* [What is required]: Beneath this line sits some data. Return only its lines from the one holding "Convert this chart to matplotlib code." through the one holding "t_end = 0.775", inclusive, exactly, with the images removed.

* [Records]:

|---|

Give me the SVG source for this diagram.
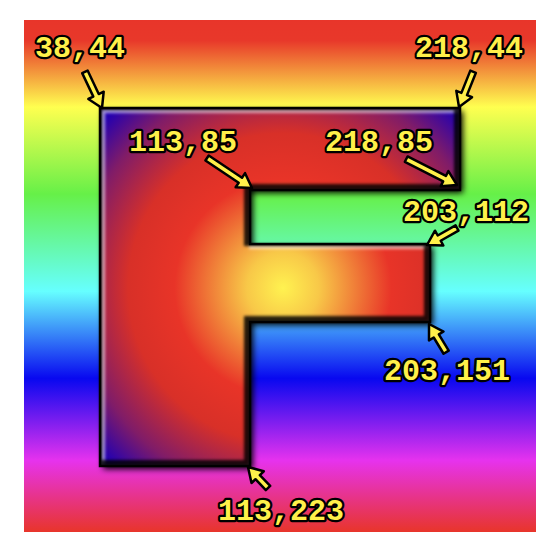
<svg xmlns="http://www.w3.org/2000/svg" width="548" height="548" viewBox="0 0 548 548">
<defs>
<linearGradient id="rainbow" gradientUnits="userSpaceOnUse" x1="0" y1="20" x2="0" y2="532">
<stop offset="0" stop-color="#e8352a"/>
<stop offset="0.04" stop-color="#e8382a"/>
<stop offset="0.17" stop-color="#ffff50"/>
<stop offset="0.34" stop-color="#66f048"/>
<stop offset="0.53" stop-color="#66ffff"/>
<stop offset="0.70" stop-color="#0808f0"/>
<stop offset="0.86" stop-color="#e632ee"/>
<stop offset="1" stop-color="#e8352a"/>
</linearGradient>
<radialGradient id="ffill" gradientUnits="userSpaceOnUse" cx="283" cy="288" r="258">
<stop offset="0" stop-color="#fff250"/>
<stop offset="0.14" stop-color="#f8c848"/>
<stop offset="0.42" stop-color="#e83428"/>
<stop offset="0.6" stop-color="#d83028"/>
<stop offset="0.8" stop-color="#801c68"/>
<stop offset="0.95" stop-color="#2400b0"/>
</radialGradient>
<filter id="blur3" x="-20%" y="-20%" width="140%" height="140%"><feGaussianBlur stdDeviation="3"/></filter>
<filter id="blur1" x="-20%" y="-20%" width="140%" height="140%"><feGaussianBlur stdDeviation="1.5"/></filter>
<clipPath id="fclip"><polygon points="100,108 460,108 460,190 250,190 250,244 430,244 430,322 250,322 250,466 100,466"/></clipPath>
</defs>
<style>
.lbl{font-family:"Liberation Mono","DejaVu Sans Mono",monospace;font-weight:bold;font-size:30px;fill:#fff04a;stroke:#000;stroke-width:4.5;stroke-linejoin:round;paint-order:stroke}
.arr{fill:#fff04a;stroke:#000;stroke-width:2.5;stroke-linejoin:round}
</style>
<rect x="24" y="20" width="512" height="512" fill="url(#rainbow)"/>
<g id="F">
<polygon points="100,108 460,108 460,190 250,190 250,244 430,244 430,322 250,322 250,466 100,466" fill="#000" transform="translate(3,3)" filter="url(#blur3)"/>
<polygon points="100,108 460,108 460,190 250,190 250,244 430,244 430,322 250,322 250,466 100,466" fill="url(#ffill)"/>
<g clip-path="url(#fclip)">
<polygon points="100,108 460,108 460,190 250,190 250,244 430,244 430,322 250,322 250,466 100,466" fill="none" stroke="#fff" stroke-opacity="0.6" stroke-width="6" transform="translate(2,2)" filter="url(#blur1)"/>
<polygon points="100,108 460,108 460,190 250,190 250,244 430,244 430,322 250,322 250,466 100,466" fill="none" stroke="#000" stroke-opacity="0.85" stroke-width="8" transform="translate(-2,-2)" filter="url(#blur1)"/>
</g>
<polygon points="100,108 460,108 460,190 250,190 250,244 430,244 430,322 250,322 250,466 100,466" fill="none" stroke="#000" stroke-width="2.5"/>
</g>
<g id="connectors">
<polygon class="arr" transform="translate(102,108) rotate(64.7)" points="-40,-3 -14,-3 -14,-8.5 0,0 -14,8.5 -14,3 -40,3"/>
<polygon class="arr" transform="translate(459,107) rotate(111.8)" points="-38,-3 -14,-3 -14,-8.5 0,0 -14,8.5 -14,3 -38,3"/>
<polygon class="arr" transform="translate(252,188) rotate(33.7)" points="-54,-3 -14,-3 -14,-8.5 0,0 -14,8.5 -14,3 -54,3"/>
<polygon class="arr" transform="translate(457,185) rotate(27)" points="-57,-3 -14,-3 -14,-8.5 0,0 -14,8.5 -14,3 -57,3"/>
<polygon class="arr" transform="translate(427,245) rotate(150.5)" points="-34.5,-3 -14,-3 -14,-8.5 0,0 -14,8.5 -14,3 -34.5,3"/>
<polygon class="arr" transform="translate(429,324) rotate(-121.3)" points="-33,-3 -14,-3 -14,-8.5 0,0 -14,8.5 -14,3 -33,3"/>
<polygon class="arr" transform="translate(248,467) rotate(-133.6)" points="-29,-3 -14,-3 -14,-8.5 0,0 -14,8.5 -14,3 -29,3"/>
</g>
<g id="label-38-44"><text class="lbl" x="35" y="57">38,44</text></g>
<g id="label-218-44"><text class="lbl" x="415" y="57">218,44</text></g>
<g id="label-113-85"><text class="lbl" x="129" y="151">113,85</text></g>
<g id="label-218-85"><text class="lbl" x="325" y="151">218,85</text></g>
<g id="label-203-112"><text class="lbl" x="403" y="221">203,112</text></g>
<g id="label-203-151"><text class="lbl" x="384" y="380">203,151</text></g>
<g id="label-113-223"><text class="lbl" x="218" y="520">113,223</text></g>
</svg>
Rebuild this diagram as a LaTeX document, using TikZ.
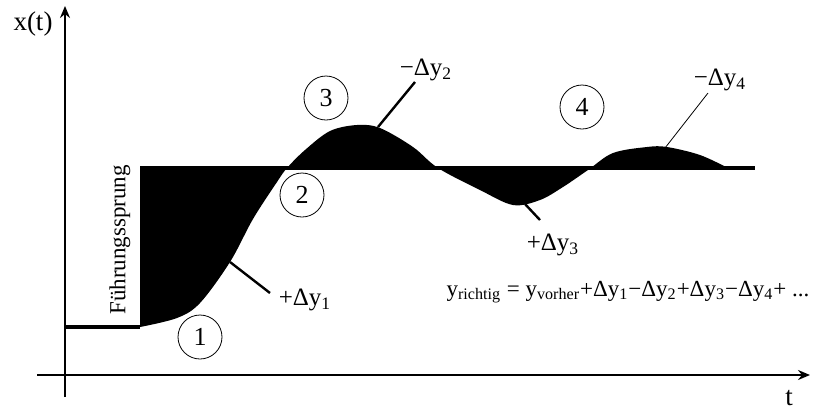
\documentclass[tikz,border=0pt]{standalone}
\usepackage{fontspec}
\setmainfont{Liberation Serif}
\usetikzlibrary{arrows.meta,positioning}

\begin{document}
\begin{tikzpicture}[x=0.5pt,y=-0.5pt,
    axis/.style={line width=1pt,-{Stealth[length=6pt,width=5pt,inset=2pt]}},
    level/.style={line width=1.6pt},
    leader/.style={line width=1.2pt},
    marker/.style={circle,draw,thin,minimum size=22pt,inner sep=0pt,font=\fontsize{13}{15}\selectfont},
    lbl/.style={font=\fontsize{11.5}{13}\selectfont,inner sep=1pt},
    dlbl/.style={font=\fontsize{12.5}{14}\selectfont,inner sep=1pt},
    big/.style={font=\fontsize{13.5}{15}\selectfont,inner sep=1pt}]
  \useasboundingbox (0,0) rectangle (816,409);

  % Axes
  \coordinate (xs) at (37,375);
  \coordinate (xe) at (810,375);
  \coordinate (ys) at (65,397);
  \coordinate (ye) at (65,6);
  \draw[axis] (xs) -- (xe);
  \draw[axis] (ys) -- (ye);
  \node[big] (xt) at (33,24) {x(t)};
  \node[big] (tt) at (789,398) {t};

  % Control deviation areas
  \fill (140,168) -- (140,327) -- plot[smooth,tension=0.55] coordinates {(140,327)
      (177,318) (200,303) (230,262) (253,219) (277,182) (287,168) (305,150)
      (330,131) (357,125) (380,128) (413,147) (438,168) (480,190) (513,205)
      (540,200) (563,187) (588,170) (613,153) (647,147) (667,147) (700,155)
      (728,168)} -- cycle;

  % Initial level and setpoint
  \draw[level] (65,327) -- (140,327);
  \draw[level] (140,168) -- (755,168);
  \node[lbl,rotate=90] (step) at (120,240) {Führungssprung};

  % Phase markers
  \node[marker] (m1) at (200,337) {1};
  \node[marker] (m2) at (302,195) {2};
  \node[marker] (m3) at (326,98) {3};
  \node[marker] (m4) at (582,107) {4};

  % Area labels
  \node[dlbl] (dy1) at (305,300) {+Δy\textsubscript{1}};
  \node[dlbl] (dy2) at (426,70) {−Δy\textsubscript{2}};
  \node[dlbl] (dy3) at (553,245) {+Δy\textsubscript{3}};
  \node[dlbl] (dy4) at (720,80) {−Δy\textsubscript{4}};
  \coordinate (p1) at (230,262);
  \coordinate (q1) at (270,293);
  \coordinate (p2) at (378,127);
  \coordinate (q2) at (415,82);
  \coordinate (p3) at (525,204);
  \coordinate (q3) at (540,220);
  \coordinate (p4) at (665,148);
  \coordinate (q4) at (708,93);
  \draw[leader] (p1) -- (q1);
  \draw[leader] (p2) -- (q2);
  \draw[leader] (p3) -- (q3);
  \draw[thin] (p4) -- (q4);

  % Sum
  \node[lbl] (sum) at (628,292) {y\textsubscript{richtig} = y\textsubscript{vorher}+Δy\textsubscript{1}−Δy\textsubscript{2}+Δy\textsubscript{3}−Δy\textsubscript{4}+ ...};
\end{tikzpicture}
\end{document}
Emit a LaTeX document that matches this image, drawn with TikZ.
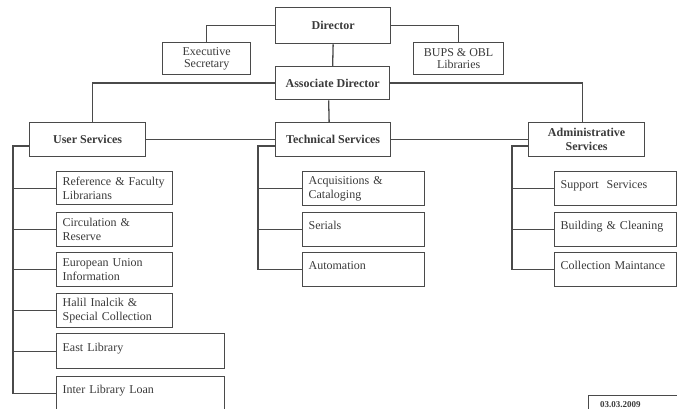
\documentclass[tikz,border=0pt]{standalone}
\usepackage{fontspec}
\setmainfont{Liberation Serif}
\definecolor{linec}{HTML}{4A4A4A}
\definecolor{txt}{HTML}{3A3A3A}
\newcommand{\chartfont}{\fontsize{12}{14}\selectfont}
\newcommand{\tightfont}{\fontsize{12}{12}\selectfont}
\begin{document}
\begin{tikzpicture}[x=1pt,y=-1pt,
  box/.style={draw=linec, line width=1.3pt, rectangle, anchor=north west,
    inner xsep=0pt, inner ysep=0pt, text=txt, font=\chartfont},
  head/.style={box, align=center, font=\chartfont\bfseries},
  side/.style={box, align=center, font=\tightfont},
  leaf/.style={box, align=left, inner xsep=6pt},
  oneline/.style={text height=8pt, text depth=8pt},
  wire/.style={draw=linec, line width=1.3pt}]
\useasboundingbox (0,0) rectangle (677,409);

% top management
\node[head, minimum width=115, minimum height=36] (dir) at (275,7) {Director};
\node[side, minimum width=88, minimum height=32] (exec) at (162,42) {Executive\\Secretary};
\node[side, minimum width=90, minimum height=32] (bups) at (413,42) {BUPS \& OBL\\Libraries};
\node[head, minimum width=114, minimum height=33] (assoc) at (275,66) {Associate Director};

% divisions
\node[head, minimum width=116, minimum height=34] (us) at (29,122) {User Services};
\node[head, minimum width=115, minimum height=34] (tech) at (275,122) {Technical Services};
\node[head, minimum width=116, minimum height=34] (adm) at (528,122) {Administrative\\Services};

% user services units
\node[leaf, text width=104, minimum height=33] (ref) at (56,171) {Reference \& Faculty\\Librarians};
\node[leaf, text width=104, minimum height=34] (circ) at (56,212) {Circulation \&\\Reserve};
\node[leaf, text width=104, minimum height=34] (eu) at (56,252) {European Union\\Information};
\node[leaf, text width=104, minimum height=34] (halil) at (56,293) {Halil Inalcik \&\\Special Collection};
\node[leaf, oneline, text width=156, minimum height=35] (east) at (56,333) {East Library};
\node[leaf, oneline, text width=156, minimum height=34] (ill) at (56,376) {Inter Library Loan};

% technical services units
\node[leaf, text width=110, minimum height=34] (acq) at (302,171) {Acquisitions \&\\Cataloging};
\node[leaf, oneline, text width=110, minimum height=34] (ser) at (302,212) {Serials};
\node[leaf, oneline, text width=110, minimum height=34] (auto) at (302,252) {Automation};

% administrative services units
\node[leaf, oneline, text width=110, minimum height=34] (sup) at (554,171) {Support\ \ Services};
\node[leaf, oneline, text width=110, minimum height=34] (bld) at (554,212) {Building \& Cleaning};
\node[leaf, oneline, text width=110, minimum height=34] (col) at (554,252) {Collection Maintance};

% date stamp
\node[box, minimum width=100, minimum height=30] (date) at (588,395) {};
\node[anchor=base west, inner sep=0pt, text=txt, font=\fontsize{9}{9}\selectfont\bfseries] (datetxt) at (600,407.5) {03.03.2009};

% spine end points
\coordinate (usS) at (13,146);
\coordinate (techS) at (258,146);
\coordinate (admS) at (512,146);

% top connectors
\draw[wire] (dir.west) -| (exec.north);
\draw[wire] (dir.east) -| (bups.north);
\draw[wire] (dir.south) -- (assoc.north);
\draw[wire] (assoc.west) -| ([xshift=5pt]us.north);
\draw[wire] (assoc.east) -| ([xshift=-4pt]adm.north);
\draw[wire] ([xshift=-4pt]assoc.south) -- ([xshift=-4pt]tech.north);
\draw[wire] (us.east) -- (tech.west);
\draw[wire] (tech.east) -- (adm.west);

% spines with their branches
\draw[wire] (us.west |- usS) -- (usS) |- (ill.west);
\draw[wire] (tech.west |- techS) -- (techS) |- (auto.west);
\draw[wire] (adm.west |- admS) -- (admS) |- (col.west);
\foreach \n in {ref,circ,eu,halil,east}
  \draw[wire] (\n.west) -- (\n.west -| usS);
\foreach \n in {acq,ser}
  \draw[wire] (\n.west) -- (\n.west -| techS);
\foreach \n in {sup,bld}
  \draw[wire] (\n.west) -- (\n.west -| admS);
\end{tikzpicture}
\end{document}
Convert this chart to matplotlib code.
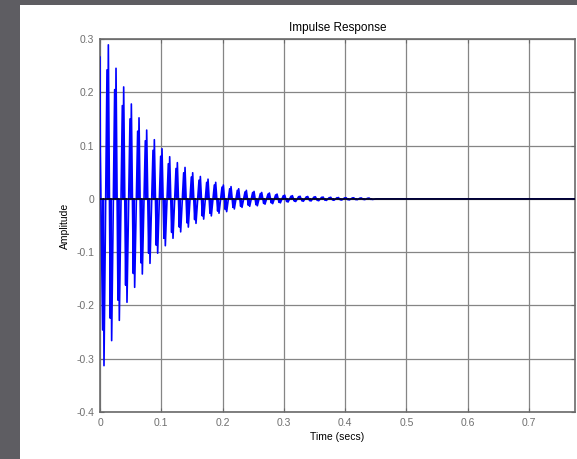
import numpy as np
import matplotlib.pyplot as plt
from matplotlib.patches import Rectangle

# oscillation period read from spike spacing (s) and the negative offset within it
period = 0.01251
neg_offset = 0.0054
pair_gap = 0.0011
t_end = 0.775

# per-cycle spike tips (higher and lower stroke of each pair)
pos_hi = [0.266, 0.289, 0.245, 0.210, 0.178, 0.152, 0.129, 0.111, 0.094, 0.079,
          0.068, 0.059, 0.049, 0.042, 0.037, 0.031, 0.026, 0.023, 0.019, 0.016,
          0.014, 0.012, 0.011, 0.009, 0.007, 0.006, 0.005, 0.0045, 0.004, 0.0035,
          0.003, 0.0026, 0.0022, 0.002, 0.0017, 0.0015]
pos_lo = [0.090, 0.242, 0.205, 0.175, 0.150, 0.127, 0.109, 0.091, 0.080, 0.066,
          0.057, 0.049, 0.041, 0.035, 0.031, 0.026, 0.022, 0.019, 0.016, 0.013,
          0.012, 0.010, 0.009, 0.0075, 0.006, 0.005, 0.0042, 0.0038, 0.0034, 0.003,
          0.0025, 0.0022, 0.0019, 0.0017, 0.0014, 0.0012]
neg_hi = [-0.313, -0.266, -0.228, -0.194, -0.166, -0.141, -0.121, -0.102, -0.088, -0.074,
          -0.062, -0.053, -0.046, -0.038, -0.032, -0.027, -0.024, -0.019, -0.016, -0.014,
          -0.013, -0.010, -0.009, -0.0075, -0.006, -0.005, -0.0045, -0.004, -0.0035, -0.003,
          -0.0026, -0.0022, -0.002, -0.0017, -0.0015, -0.0012]
neg_lo = [-0.246, -0.224, -0.190, -0.162, -0.140, -0.120, -0.102, -0.087, -0.074, -0.063,
          -0.053, -0.045, -0.039, -0.032, -0.027, -0.023, -0.020, -0.016, -0.014, -0.012,
          -0.011, -0.0085, -0.0075, -0.0065, -0.005, -0.0042, -0.0038, -0.0034, -0.003, -0.0026,
          -0.0022, -0.0019, -0.0017, -0.0014, -0.0012, -0.001]

x_ticks = [0, 0.1, 0.2, 0.3, 0.4, 0.5, 0.6, 0.7]
x_labels = ['0', '0.1', '0.2', '0.3', '0.4', '0.5', '0.6', '0.7']
y_ticks = [-0.4, -0.3, -0.2, -0.1, 0, 0.1, 0.2, 0.3]
y_labels = ['-0.4', '-0.3', '-0.2', '-0.1', '0', '0.1', '0.2', '0.3']

# assemble the polyline: lower stroke, back to zero, higher stroke, for each half-cycle
ts, ys = [0.0], [pos_hi[0]]
ts += [0.0005]; ys += [pos_lo[0]]
for k in range(len(pos_hi)):
    tk = k * period
    if k > 0:
        ts += [tk - pair_gap, tk, tk + pair_gap]
        ys += [pos_lo[k], 0.0, pos_hi[k]]
    tn = tk + neg_offset
    ts += [tn - pair_gap, tn, tn + pair_gap]
    ys += [neg_lo[k], 0.0, neg_hi[k]]
ts += [len(pos_hi) * period, t_end]
ys += [0.0, 0.0]

plt.rcParams['font.family'] = ['Liberation Sans', 'DejaVu Sans']

fig = plt.figure(figsize=(5.77, 4.59), dpi=100)
fig.patch.set_facecolor('#5e5d62')
panel = Rectangle((20 / 577, 0), 1, 1 - 5 / 459, transform=fig.transFigure,
                  facecolor='white', edgecolor='none', zorder=-10)
fig.add_artist(panel)

ax = fig.add_axes([100 / 577, 1 - 412 / 459, 475 / 577, 373 / 459])
ax.set_zorder(1)
ax.plot(ts, ys, color='#0000ff', lw=1.2, zorder=3)
ax.axhline(0, color='black', lw=1.1, zorder=4)

ax.set_xlim(0, t_end)
ax.set_ylim(-0.4, 0.3)
ax.set_xticks(x_ticks)
ax.set_xticklabels(x_labels)
ax.set_yticks(y_ticks)
ax.set_yticklabels(y_labels)
ax.grid(True, color='#858585', lw=0.9, linestyle='-')
ax.set_axisbelow(True)
for s in ax.spines.values():
    s.set_color('#6a6a6a')
    s.set_linewidth(1.2)
ax.tick_params(direction='in', length=3, color='#6a6a6a', labelcolor='#6f6f6f',
               labelsize=7.5, top=True, right=True, pad=4)

ax.set_title('Impulse Response', fontsize=8.5, pad=6)
ax.set_xlabel('Time (secs)', fontsize=7.5, labelpad=3)
ax.set_ylabel('Amplitude', fontsize=7.5, labelpad=5)

fig.savefig('out.png', dpi=100, facecolor=fig.get_facecolor())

|---|

* [Answer to this task]:
Convert this chart to matplotlib code.
import numpy as np
import matplotlib.pyplot as plt
from matplotlib.patches import Rectangle

# oscillation period read from spike spacing (s) and the negative offset within it
period = 0.01251
neg_offset = 0.0054
pair_gap = 0.0011
t_end = 0.775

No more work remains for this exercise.